* Begin *
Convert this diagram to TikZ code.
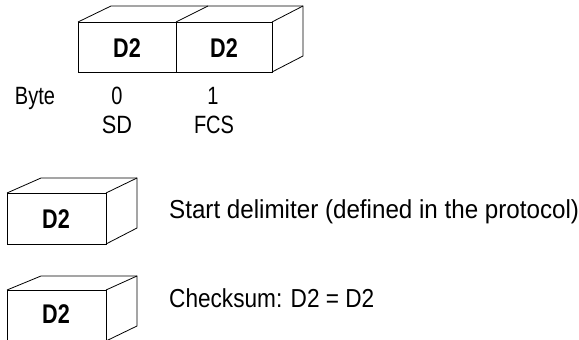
\documentclass[tikz,border=0pt]{standalone}
\usepackage{fontspec}
\setmainfont[FakeStretch=0.8]{Liberation Sans}
\newfontfamily\legendA[FakeStretch=0.93]{Liberation Sans}
\newfontfamily\legendB[FakeStretch=0.87]{Liberation Sans}
\begin{document}
\begin{tikzpicture}[x=1pt,y=-1pt,
  boxline/.style={draw=black,line width=0.8pt,line join=miter},
  lbl/.style={anchor=base,inner sep=0pt,font=\fontsize{25}{28}\selectfont},
  legtext/.style={anchor=base west,inner sep=0pt},
  bold/.style={anchor=base,inner sep=0pt,font=\fontsize{27}{30}\selectfont\bfseries}]
\useasboundingbox (0,0) rectangle (579,340);
% top two-byte box
\coordinate (tA) at (78,22);
\coordinate (tB) at (176,22);
\coordinate (tC) at (272,22);
\coordinate (tD) at (272,72);
\coordinate (tF) at (176,72);
\draw[boxline] (tA) rectangle (tD);
\draw[boxline] (tB) -- (tF);
\draw[boxline] (tA) -- ++(33,-16) -| ([shift={(31,-16)}]tD) -- (tD);
\draw[boxline] (tB) -- ++(32,-16);
\draw[boxline] (tC) -- ++(31,-16);
\node[bold] (d2a) at (127,57) {D2};
\node[bold] (d2b) at (224,57) {D2};
\node[lbl] (byte) at (35,104) {Byte};
\node[lbl] (b0) at (117,104) {0};
\node[lbl] (b1) at (213,104) {1};
\node[lbl,font=\fontsize{25}{28}\legendB] (sd) at (117,133) {SD};
\node[lbl] (fcs) at (214,133) {FCS};
% legend box 1
\coordinate (lA) at (7,193);
\coordinate (lB) at (106,244);
\draw[boxline] (lA) rectangle (lB);
\draw[boxline] (lA) -- ++(34,-15) -| ([shift={(31,-16)}]lB) -- (lB);
\draw[boxline] (106,193) -- ++(31,-15);
\node[bold] (d2c) at (56,228) {D2};
\node[legtext,font=\fontsize{26}{30}\legendA] (sdtext) at (169,218) {Start delimiter (defined in the protocol)};
% legend box 2
\coordinate (mA) at (7,290);
\coordinate (mB) at (106,341);
\draw[boxline] (mA) rectangle (mB);
\draw[boxline] (mA) -- ++(34,-14) -| ([shift={(31,-15)}]mB) -- (mB);
\draw[boxline] (106,290) -- ++(31,-14);
\node[bold] (d2d) at (56,323) {D2};
\node[legtext,font=\fontsize{26}{30}\legendB] (cstext) at (169,307) {Checksum: D2 = D2};
\end{tikzpicture}
\end{document}
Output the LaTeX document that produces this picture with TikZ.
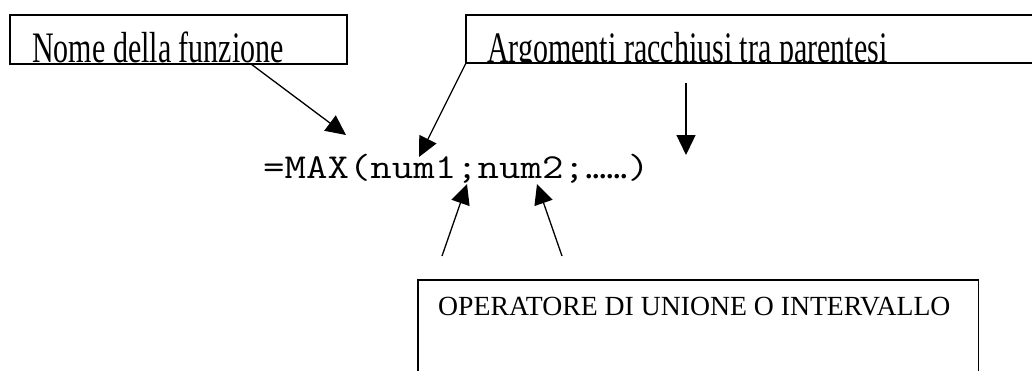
\documentclass[tikz,border=0pt]{standalone}
\usepackage{fontspec}
\setmainfont{Liberation Serif}
\usetikzlibrary{arrows.meta,calc}
\begin{document}
\begin{tikzpicture}[x=1pt,y=-1pt,
  frame/.style={draw, line width=1.5pt, inner sep=0pt, outer sep=0pt},
  lbl/.style={inner sep=0pt, anchor=base west, font=\fontsize{30}{30}\selectfont},
  code/.style={inner sep=0pt, anchor=base west, font=\fontsize{35}{35}\selectfont\ttfamily},
  pointer/.style={line width=1.3pt, -{Triangle[length=20pt,width=19pt]}}]
\useasboundingbox (0,0) rectangle (1032,370);
\clip (0,0) rectangle (1032,370);

% label boxes along the top
\node[frame, minimum width=337pt, minimum height=49pt] (nome) at (178.5,39.5) {};
\node[frame, minimum width=584pt, minimum height=48pt] (args) at (758,39) {};

% box captions, cut off by the box edges
\begin{scope}
  \clip (nome.south west) rectangle (nome.north east);
  \node[lbl] (nometxt) at (32,62.5) {\scalebox{1}[1.45]{Nome della funzione}};
\end{scope}
\begin{scope}
  \clip (args.south west) rectangle (args.north east);
  \node[lbl] (argstxt) at (487,62.5) {\scalebox{1}[1.45]{Argomenti racchiusi tra parentesi}};
\end{scope}

% lower box, a little wider than its caption
\node[lbl, font=\fontsize{27.7}{27.7}\selectfont] (opertxt) at (438,315) {OPERATORE DI UNIONE O INTERVALLO};
\path let \p1 = (opertxt.east) in
  node[frame, anchor=north west, minimum width={\x1+28pt-418pt}, minimum height=120pt] (oper) at (418,280) {};

% the formula
\node[code] (f1) at (263,178) {\scalebox{1.19}[1]{=MAX(num1;num2;}};
\node[inner sep=0pt, anchor=base west, font=\fontsize{28}{28}\selectfont\bfseries] (dots) at (f1.base east) {......};
\node[code] (close) at (dots.base east) {\scalebox{1.19}[1]{)}};

% pointer ends
\coordinate (nomefoot) at (251,64);
\coordinate (nametip) at (346,135);
\coordinate (argtip) at (419,157);
\coordinate (vtop) at (686,83);
\coordinate (vtip) at (686,155);
\coordinate (sepfoot1) at (442,256);
\coordinate (septip1) at (467,184);
\coordinate (sepfoot2) at (562,256);
\coordinate (septip2) at (537,184);

\draw[pointer] (nomefoot) -- (nametip);
\draw[pointer] (args.south west) -- (argtip);
\draw[pointer] (vtop) -- (vtip);
\draw[pointer] (sepfoot1) -- (septip1);
\draw[pointer] (sepfoot2) -- (septip2);
\end{tikzpicture}
\end{document}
* End *
Begin at the line that has "Output the LaTeX", stop after the line that has "minimum width=584pt, minimum", and reproduce every line between them exactly and nothing else. Pictures stay out of the copy.

Output the LaTeX document that produces this picture with TikZ.
\documentclass[tikz,border=0pt]{standalone}
\usepackage{fontspec}
\setmainfont{Liberation Serif}
\usetikzlibrary{arrows.meta,calc}
\begin{document}
\begin{tikzpicture}[x=1pt,y=-1pt,
  frame/.style={draw, line width=1.5pt, inner sep=0pt, outer sep=0pt},
  lbl/.style={inner sep=0pt, anchor=base west, font=\fontsize{30}{30}\selectfont},
  code/.style={inner sep=0pt, anchor=base west, font=\fontsize{35}{35}\selectfont\ttfamily},
  pointer/.style={line width=1.3pt, -{Triangle[length=20pt,width=19pt]}}]
\useasboundingbox (0,0) rectangle (1032,370);
\clip (0,0) rectangle (1032,370);

% label boxes along the top
\node[frame, minimum width=337pt, minimum height=49pt] (nome) at (178.5,39.5) {};
\node[frame, minimum width=584pt, minimum height=48pt] (args) at (758,39) {};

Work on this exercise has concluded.